Pinning any part of your opponent’s body to a surface to inhibit mobility. This a principle that will require some work on your part to fully understand. It works in terms of pinning an opponent to a surface, yourself to a surface, you to yourself, the opponent to you, you to your opponent, and the opponent to themselves.


26. Ratchet Principle

Creating persistent incremental advancements in one direction while preventing motion in the opposite direction.
Ratcheting can be done in a “micro-ratchet” or “macro-ratchet” fashion.
The former refers to moving parts of your body, while the latter involves moving the entire body.
The key moment is that once you move, you set up in a way that prevents the opponent from moving you back.


27. Buoyancy Principle

Capitalizing on offensive and defensive surfacing opportunities throughout the fight.
What is buoyancy? it is the upward force that prevents an object from sinking into a fluid.
In grappling terms, this means successfully getting a top position when you’re on the bottom, or retaining a top position when you have it.
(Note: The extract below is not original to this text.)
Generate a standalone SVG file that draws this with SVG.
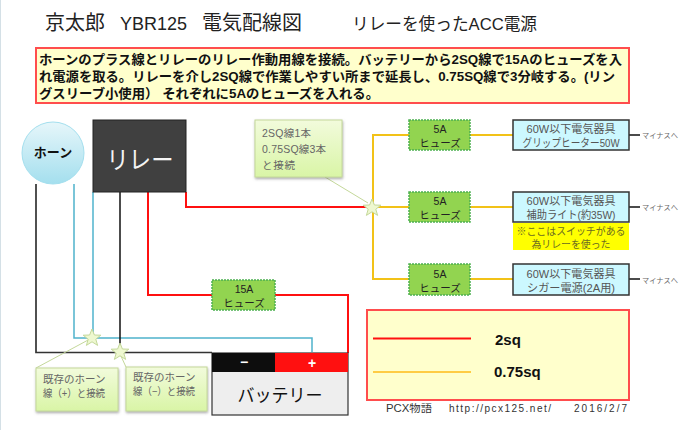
<svg xmlns="http://www.w3.org/2000/svg" width="700" height="430" viewBox="0 0 700 430">
<style>
text{font-family:"Liberation Sans","Noto Sans CJK JP",sans-serif;text-anchor:middle;fill:#222}
.s{text-anchor:start}
.w{fill:none;stroke-linejoin:miter}
.red{stroke:#ff1010;stroke-width:2}
.blue{stroke:#4fb3cc;stroke-width:1.5}
.blk{stroke:#111;stroke-width:1.5}
.blk2{stroke:#333;stroke-width:1.7}
.org{stroke:#f2c218;stroke-width:2}
.fuse{fill:#92d450;stroke:#4cb050;stroke-width:1.5;stroke-dasharray:2 1}
.ft{font-size:10.5px;fill:#222}
.dev{fill:#ccf8ff;stroke:#333;stroke-width:1.5}
.dt{font-size:11px;fill:#555}
.call{fill:url(#cg);stroke:#c4d89a;stroke-width:1;filter:url(#sh)}
.ct{font-size:10.5px;fill:#666}
.note{font-size:13px;font-weight:bold;fill:#111}
.box{fill:#ffffcc;stroke:#ff4d4d;stroke-width:2}
.star{fill:#eef8d0;stroke:#c4d89a;stroke-width:1}
.lead{stroke:#c4d89a;stroke-width:1;fill:none}
.minus{font-size:7.2px;fill:#666}
.foot{font-size:10px;fill:#333}
</style>
<defs>
<linearGradient id="cg" x1="0" y1="0" x2="0" y2="1"><stop offset="0" stop-color="#f2fbdc"/><stop offset="1" stop-color="#d9f5a6"/></linearGradient>
<linearGradient id="hg" x1="0" y1="0" x2="0" y2="1"><stop offset="0" stop-color="#e6f6fa"/><stop offset="1" stop-color="#a4dfee"/></linearGradient>
<filter id="sh" x="-10%" y="-10%" width="125%" height="125%"><feDropShadow dx="0.5" dy="1.5" stdDeviation="0.8" flood-color="#555" flood-opacity="0.5"/></filter>
<polygon id="st" points="0,-9 2.4,-3 8.8,-2.8 3.8,1.2 5.6,7.4 0,3.8 -5.6,7.4 -3.8,1.2 -8.8,-2.8 -2.4,-3"/>
</defs>
<rect width="700" height="430" fill="#fff"/>
<rect x="0" y="0" width="1" height="430" fill="#d4e0e6"/>

<g id="title">
<text class="s" x="45" y="30" font-size="20">京太郎</text>
<text class="s" x="120" y="30" font-size="18" textLength="67" lengthAdjust="spacingAndGlyphs">YBR125</text>
<text class="s" x="202" y="30" font-size="20">電気配線図</text>
<text class="s" x="352" y="30" font-size="17" textLength="185" lengthAdjust="spacingAndGlyphs">リレーを使ったACC電源</text>
</g>

<g id="note">
<rect class="box" x="36" y="48" width="593" height="55"/>
<text class="s note" x="39" y="64" textLength="583" lengthAdjust="spacingAndGlyphs">ホーンのプラス線とリレーのリレー作動用線を接続。バッテリーから2SQ線で15Aのヒューズを入</text>
<text class="s note" x="39" y="81" textLength="576" lengthAdjust="spacingAndGlyphs">れ電源を取る。リレーを介し2SQ線で作業しやすい所まで延長し、0.75SQ線で3分岐する。(リン</text>
<text class="s note" x="39" y="98" textLength="340" lengthAdjust="spacingAndGlyphs">グスリーブ小使用） それぞれに5Aのヒューズを入れる。</text>
</g>

<g id="connectors">
<path class="w blk2" d="M36 184V352.500H212"/>
<path class="w blue" d="M74 184V338H312V352"/>
<path class="w blue" d="M93 192V338"/>
<path class="w blk" d="M120 192V352"/>
<path class="w red" d="M148 192V295H212M275 295H348V353"/>
<path class="w red" d="M186 192V207H372"/>
<path class="w org" d="M373 207V135H409M373 207V279H409M373 207H409M470 135H513M470 207H513M470 279H513"/>
<path class="w blk" d="M629 135H640M629 207H640M629 279H640"/>
<path class="lead" d="M325 177L368 203"/>
<path class="lead" d="M36 368L90 339"/>
<path class="lead" d="M126 367L120 354"/>
</g>

<g id="horn">
<circle cx="53" cy="153" r="31" fill="url(#hg)" stroke="#a4dfee" stroke-width="1"/>
<text x="53" y="157" font-size="13" font-weight="bold" style="fill:#111">ホーン</text>
</g>
<g id="relay">
<rect x="93" y="120" width="93" height="72" fill="#404040" stroke="#222" stroke-width="1"/>
<text x="140" y="169" font-size="25" textLength="67" lengthAdjust="spacingAndGlyphs" style="fill:#f4f4f4">リレー</text>
</g>

<g id="callout-joint">
<rect class="call" x="255" y="120" width="87" height="57"/>
<text class="s ct" x="262" y="137" textLength="49">2SQ線1本</text>
<text class="s ct" x="262" y="153" textLength="64">0.75SQ線3本</text>
<text class="s ct" x="262" y="169" textLength="33">と接続</text>
</g>
<g id="star-main"><use href="#st" x="372" y="208" class="star"/></g>

<g id="fuse-1">
<rect class="fuse" x="409" y="120" width="61" height="30"/>
<text class="ft" x="440" y="133">5A</text><text class="ft" x="440" y="147">ヒューズ</text>
</g>
<g id="fuse-2">
<rect class="fuse" x="409" y="192" width="61" height="30"/>
<text class="ft" x="440" y="205">5A</text><text class="ft" x="440" y="219">ヒューズ</text>
</g>
<g id="fuse-3">
<rect class="fuse" x="409" y="264" width="61" height="31"/>
<text class="ft" x="440" y="278">5A</text><text class="ft" x="440" y="292">ヒューズ</text>
</g>
<g id="fuse-15a">
<rect class="fuse" x="212" y="280" width="63" height="30"/>
<text class="ft" x="244" y="293">15A</text><text class="ft" x="244" y="307">ヒューズ</text>
</g>

<g id="device-1">
<rect class="dev" x="513" y="120" width="116" height="30"/>
<text class="dt" x="571" y="133" textLength="89">60W以下電気器具</text><text class="dt" x="571" y="147" textLength="97" lengthAdjust="spacingAndGlyphs">グリップヒーター50W</text>
<text class="s minus" x="642" y="138" textLength="36">マイナスへ</text>
</g>
<g id="device-2">
<rect class="dev" x="513" y="192" width="116" height="30"/>
<text class="dt" x="571" y="205" textLength="89">60W以下電気器具</text><text class="dt" x="571" y="219" textLength="89" lengthAdjust="spacingAndGlyphs">補助ライト(約35W)</text>
<text class="s minus" x="642" y="210" textLength="36">マイナスへ</text>
</g>
<g id="device-note">
<rect x="513" y="223" width="116" height="27" style="fill:#ffff00"/>
<text x="571" y="235" font-size="10" textLength="109" lengthAdjust="spacingAndGlyphs" style="fill:#6b6b20">※ここはスイッチがある</text>
<text x="571" y="248" font-size="10" textLength="79" lengthAdjust="spacingAndGlyphs" style="fill:#6b6b20">為リレーを使った</text>
</g>
<g id="device-3">
<rect class="dev" x="513" y="264" width="116" height="31"/>
<text class="dt" x="571" y="278" textLength="89">60W以下電気器具</text><text class="dt" x="571" y="292" textLength="88" lengthAdjust="spacingAndGlyphs">シガー電源(2A用)</text>
<text class="s minus" x="642" y="283" textLength="36">マイナスへ</text>
</g>

<g id="battery">
<rect x="212" y="353" width="136" height="62" fill="#eeeeee" stroke="#333" stroke-width="1.2"/>
<rect x="212" y="353" width="63" height="19" fill="#0d0d0d"/>
<rect x="275" y="353" width="73" height="19" fill="#ff1010"/>
<text x="244" y="367" font-size="14" font-weight="bold" style="fill:#fff">−</text>
<text x="312" y="368" font-size="14" font-weight="bold" style="fill:#fff">+</text>
<text x="280" y="402" font-size="18" textLength="85" lengthAdjust="spacingAndGlyphs" style="fill:#111">バッテリー</text>
</g>

<g id="callout-plus">
<rect class="call" x="36" y="368" width="82" height="43"/>
<text class="s ct" x="43" y="383">既存のホーン</text>
<text class="s ct" x="43" y="397" textLength="62" lengthAdjust="spacingAndGlyphs">線（+）と接続</text>
</g>
<g id="callout-minus">
<rect class="call" x="126" y="367" width="81" height="44"/>
<text class="s ct" x="133" y="381">既存のホーン</text>
<text class="s ct" x="133" y="395" textLength="62" lengthAdjust="spacingAndGlyphs">線（−）と接続</text>
</g>
<g id="star-plus"><use href="#st" x="92" y="338" class="star"/></g>
<g id="star-minus"><use href="#st" x="120" y="352" class="star"/></g>

<g id="legend">
<rect class="box" x="367" y="310" width="262" height="90"/>
<path class="w red" d="M373 338.500H471"/>
<path class="w" stroke="#ffcc44" stroke-width="2" d="M373 372H471"/>
<text class="s" x="495" y="345" font-size="15" font-weight="bold" style="fill:#111">2sq</text>
<text class="s" x="494" y="377" font-size="15" font-weight="bold" style="fill:#111">0.75sq</text>
</g>

<g id="footer">
<text class="s foot" x="386" y="412" textLength="46" lengthAdjust="spacingAndGlyphs">PCX物語</text>
<text class="s foot" x="449" y="412" textLength="102">http://pcx125.net/</text>
<text class="s foot" x="574" y="412" textLength="53">2016/2/7</text>
</g>
</svg>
28. Head Control Principle

Controlling your opponent’s head to limit or direct their movement.
Where the head looks, the body will follow.
Exploring the different ways in which twisting, turning, tilting, framing, hugging, pulling, pushing, or pinning the head can help you control an opponent.
This principle has both offensive and defensive applications.


29. Redirection Principle

Reducing your opponent’s effectiveness by controlling the direction of their energy.
Instead of fighting force with force, redirect your opponent by changing the angle or intercepting their energy.


30. Mobility Principle

Moving yourself when your opponent cannot be moved.
Can you move a wall away from you by pushing it? How about moving yourself away from the wall, like doing a push up?
Recognizing when to move your opponent, and when to move yourself.


31. Centerline Principle

Limiting your opponent’s potential by taking control of their centreline.
By either “splitting” or “breaking” the opponent’s appendages, you can make them weak and susceptible to your attacks.
Particularly useful when hunting submissions.


32. Grandmaster Principle

Using the 32 principles to continuously improve your Jiu Jitsu - just like the Grandmaster.